According to the National Women’s History Project, Women’s Equality Day officially commemorates the adoption of the 19th Amendment, which gave all women the right to vote, to the US. Constitution. The amendment was passed by congress on Jun. 4, 1920, and ratified on Aug. 18 of the same year. A few days later, it was officially added to the Constitution, legally guaranteeing the right to vote for all citizens. But it wasn’t until the early 1970s, amid debates about the Equal Rights Amendment (still not a thing) and “women’s lib,” that New York Representative Bella Abzug introduced a bill to designate Aug. 26 Women’s Equality Day forever.
Even though Women’s Equality Day is largely seen as a symbolic day of remembrance for the gains of the women’s suffrage movement, the events that built up the momentum for it definitely weren’t. On Aug. 26, 1970, a year before Abzug introduced her bill (and the 50th anniversary of the 19th Amendment), the National Organization for Women organized the Women’s Strike For Equality in New York City. According to Time, 50,000 women marched down Fifth Avenue, abandoning paid and unpaid work, demanding “free abortion on demand, equal opportunity in employment and education, and the establishment of 24/7 childcare centers.” As with the Women’s March and the Day Without A Woman this past year, it was a moment where mainstream society realized it could not ignore the demands of women.
The 1970s saw other significant gains for women. In 1972, the Educational Amendments law was passed, including Title IX, which prohibits gender-based discrimination in federally funded education. In 1973, the Supreme Court handed down its decision on Roe v. Wade, making abortion a constitutional right. After a long period of dormancy, feminism was once again on the national agenda, allowing women to make serious headway in the fight for true equality.
It’s important to remember, however, that despite the progress that was made, the first, second, and even third-wave feminist movements did not prioritize inclusivity as a matter of course. Even though the 19th amendment in theory guaranteed their right to vote, Black women in the south were systematically barred from voting in practice; there’s even evidence that women’s suffrage contributed directly to the rise of the KKK in the early 20th century. The second- and third-wave feminist movements’ focus on “grrrl” power excluded trans voices from the women’s equality movement, and there’s some criticism that that exclusion continues today, though some say it has gotten better.
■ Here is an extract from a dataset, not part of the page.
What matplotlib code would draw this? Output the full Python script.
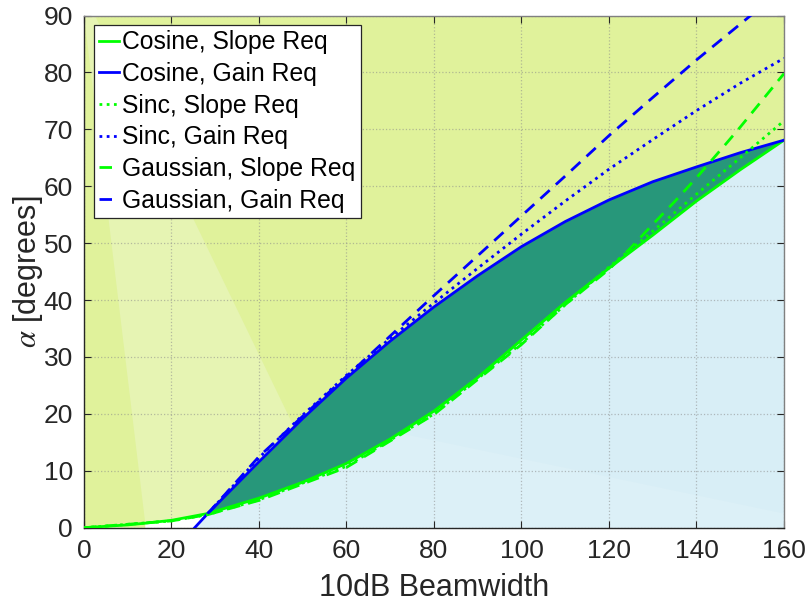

Feminism as a movement has come a long way from the early suffragettes who fought for the right to vote, as well as the second-wave of feminism who crusaded for equal rights as a society and culture. But there’s still an enormous way to go, especially this year in particular. Legislatures across the country, enabled by the divisive rhetoric of the Trump administration, are pushing for rollbacks in voting rights, reproductive rights, immigration rights —in essence, human rights. And as Hillary Clinton famously said, “Women’s rights are human rights.” This Women’s Equality Day, take action on behalf of another woman, and thank your democratic reps who made this day possible.